I want to sample integers in R, but also set constraints that for example, "3 comes always before 2" and "8 comes always before 5".
EDIT: The integers need not to be next to each other, for example, c(x,3,y,2,z) and c(8,x,y,z,5) are both acceptable, given these constraints.
Without any constraints one could just write:
sample(1:10)
...and that's it, but now we need something more. I like to think with tables or matrices so describing the relations with a matrix was my solution to this problem i.e.

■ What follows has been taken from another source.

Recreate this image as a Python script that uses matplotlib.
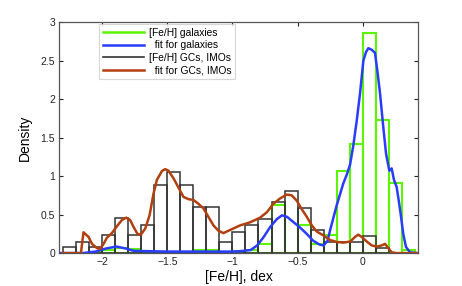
import numpy as np
import matplotlib
matplotlib.use("Agg")
import matplotlib.pyplot as plt
from matplotlib.lines import Line2D

plt.rcParams['font.family'] = ['Liberation Sans', 'DejaVu Sans']

# ---- data ----
bin_width = 0.1
gc_bin_left = [-2.3, -2.2, -2.1, -2.0, -1.9, -1.8, -1.7, -1.6, -1.5, -1.4, -1.3, -1.2, -1.1,
               -1.0, -0.9, -0.8, -0.7, -0.6, -0.5, -0.4, -0.3, -0.2, -0.1, 0.0, 0.1]
gc_density = [0.08, 0.15, 0.08, 0.23, 0.45, 0.23, 0.37, 0.89, 1.05, 0.89, 0.60, 0.60, 0.15,
              0.28, 0.37, 0.44, 0.67, 0.81, 0.59, 0.30, 0.15, 0.15, 0.15, 0.22, 0.07]

gal_bin_left = [-2.3, -2.2, -2.1, -2.0, -1.9, -1.8, -1.7, -1.6, -1.5, -1.4, -1.3, -1.2, -1.1,
                -1.0, -0.9, -0.8, -0.7, -0.6, -0.5, -0.4, -0.3, -0.2, -0.1, 0.0, 0.1, 0.2, 0.3]
gal_density = [0.0, 0.0, 0.01, 0.04, 0.06, 0.05, 0.03, 0.02, 0.02, 0.02, 0.04, 0.04, 0.02,
               0.03, 0.04, 0.12, 0.63, 0.0, 0.36, 0.12, 0.24, 1.06, 1.41, 2.86, 1.73, 0.91, 0.04]

gal_fit_x = [-2.32, -2.15, -2.05, -1.97, -1.89, -1.82, -1.76, -1.65, -1.5, -1.3, -1.1, -1.0,
             -0.94, -0.86, -0.81, -0.76, -0.71, -0.66, -0.62, -0.58, -0.53, -0.48, -0.43,
             -0.38, -0.33, -0.30, -0.27, -0.25, -0.20, -0.15, -0.12, -0.097, -0.072, -0.046,
             -0.021, 0.005, 0.025, 0.043, 0.069, 0.094, 0.112, 0.133, 0.158, 0.179, 0.204,
             0.222, 0.24, 0.26, 0.273, 0.291, 0.311, 0.332, 0.363, 0.42]
gal_fit_y = [0.0, 0.0, 0.02, 0.06, 0.085, 0.06, 0.03, 0.025, 0.02, 0.02, 0.02, 0.02,
             0.025, 0.04, 0.10, 0.21, 0.34, 0.44, 0.49, 0.47, 0.40, 0.33, 0.25,
             0.16, 0.11, 0.10, 0.16, 0.30, 0.62, 0.90, 1.03, 1.15, 1.40, 1.72,
             2.07, 2.50, 2.61, 2.66, 2.64, 2.60, 2.37, 2.07, 1.63, 1.29, 1.07,
             1.10, 0.95, 0.86, 0.72, 0.51, 0.25, 0.08, 0.01, 0.0]

gc_fit_x = [-2.306, -2.163, -2.143, -2.104, -2.078, -2.040, -2.015, -1.989, -1.963, -1.925,
            -1.886, -1.848, -1.815, -1.785, -1.759, -1.729, -1.702, -1.669, -1.636, -1.606,
            -1.580, -1.541, -1.516, -1.491, -1.452, -1.414, -1.376, -1.337, -1.299, -1.261,
            -1.222, -1.184, -1.146, -1.107, -1.069, -1.031, -0.992, -0.941, -0.864, -0.788,
            -0.736, -0.686, -0.634, -0.583, -0.545, -0.506, -0.468, -0.429, -0.391, -0.353,
            -0.302, -0.251, -0.199, -0.149, -0.097, -0.059, -0.034, -0.008, 0.031, 0.069,
            0.107, 0.146, 0.171, 0.196, 0.222, 0.26, 0.42]
gc_fit_y = [0.0, 0.0, 0.27, 0.21, 0.12, 0.065, 0.055, 0.12, 0.20, 0.26,
            0.35, 0.43, 0.46, 0.43, 0.34, 0.25, 0.24, 0.32, 0.49, 0.77,
            0.95, 1.065, 1.09, 1.07, 0.97, 0.85, 0.73, 0.70, 0.69, 0.64,
            0.58, 0.47, 0.36, 0.29, 0.26, 0.29, 0.32, 0.36, 0.40, 0.46,
            0.53, 0.64, 0.71, 0.76, 0.75, 0.68, 0.57, 0.47, 0.36, 0.28,
            0.23, 0.17, 0.145, 0.136, 0.15, 0.21, 0.24, 0.21, 0.15, 0.10,
            0.084, 0.10, 0.12, 0.067, 0.01, 0.0, 0.0]

x_ticks = [-2, -1.5, -1, -0.5, 0]
x_ticklabels = ['\u22122', '\u22121.5', '\u22121', '\u22120.5', '0']
y_ticks = [0, 0.5, 1, 1.5, 2, 2.5, 3]
y_ticklabels = ['0', '0.5', '1', '1.5', '2', '2.5', '3']

# ---- styles ----
c_green = '#5cf500'
c_blue = '#2a3cff'
c_black = '#333333'
c_brown = '#b2400f'

fig = plt.figure(figsize=(4.62, 2.86), dpi=100)
ax = fig.add_axes([0.128, 0.115, 0.777, 0.808])

ax.bar(gal_bin_left, gal_density, width=bin_width, align='edge', fill=False,
       edgecolor=c_green, linewidth=1.5, zorder=2)
ax.bar(gc_bin_left, gc_density, width=bin_width, align='edge', fill=False,
       edgecolor=c_black, linewidth=1.1, zorder=3)
ax.plot(gal_fit_x, gal_fit_y, color=c_blue, linewidth=1.8, zorder=4)
ax.plot(gc_fit_x, gc_fit_y, color=c_brown, linewidth=1.8, zorder=5)

ax.set_xlim(-2.33, 0.425)
ax.set_ylim(0, 3)
ax.set_xticks(x_ticks)
ax.set_xticklabels(x_ticklabels)
ax.set_yticks(y_ticks)
ax.set_yticklabels(y_ticklabels)
ax.tick_params(direction='in', top=True, right=True, length=3, width=0.8,
               labelsize=7.5, colors='#222222', pad=3)
for s in ax.spines.values():
    s.set_color('#555555')
    s.set_linewidth(0.9)

ax.set_xlabel('[Fe/H], dex', fontsize=10, labelpad=2)
ax.set_ylabel('Density', fontsize=10, labelpad=6)

handles = [Line2D([], [], color=c_green, lw=1.8),
           Line2D([], [], color=c_blue, lw=1.8),
           Line2D([], [], color=c_black, lw=1.2),
           Line2D([], [], color=c_brown, lw=1.8)]
labels = ['[Fe/H] galaxies', '  fit for galaxies', '[Fe/H] GCs, IMOs', '  fit for GCs, IMOs']
leg = ax.legend(handles, labels, loc='upper left', bbox_to_anchor=(0.112, 0.99),
                fontsize=7.4, frameon=True, fancybox=False, edgecolor='#cccccc',
                labelspacing=0.25, handlelength=4.0, handletextpad=0.5,
                borderpad=0.35, borderaxespad=0.0)
leg.get_frame().set_linewidth(0.8)

fig.savefig('out.png', dpi=100)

# Create constraint matrix
constraint_matrix <- matrix(0, nrow = 10, ncol = 10)
# Set constraints
constraint_matrix[3, 2] <- 1 # 3 comes before 2
constraint_matrix[8, 5] <- 1 # 8 comes before 5
# Check, if generated output satisfies set constraints
check_constraints <- function(numbers, constraint_matrix) {
for (i in 1:(length(numbers) - 1)) {
if (constraint_matrix[numbers[i+1], numbers[i]] == 1) {
return(FALSE) # A constraint NOT satisfied
}
}
return(TRUE) # All constraints are satisfied
}
# Generate random order and check if constraints are satisfies
set.seed(123)
numbers <- sample(1:10)
while (!check_constraints(numbers, contstraint_matrix)) {
numbers <- sample(1:10)
}
print(numbers)
My question is whether there is a better, optimized function to do this? Or does someone know a better algorithm for this task?
Check if the order follows constraints, if not then just swap their positions:
set.seed(1); x <- sample(1:10)
x
# [1] 9 4 7 1 2 5 3 10 6 8
#"3 comes always before 2" and "8 comes always before 5".
cons <- list(c(3, 2), c(8, 5))
for(i in seq_along(cons)){
ix <- match(cons[[ i ]], x)
if(ix[ 1 ] > ix[ 2 ]) x[ rev(ix) ] <- cons[[ i ]]
}
x
# [1] 9 4 7 1 3 8 2 10 6 5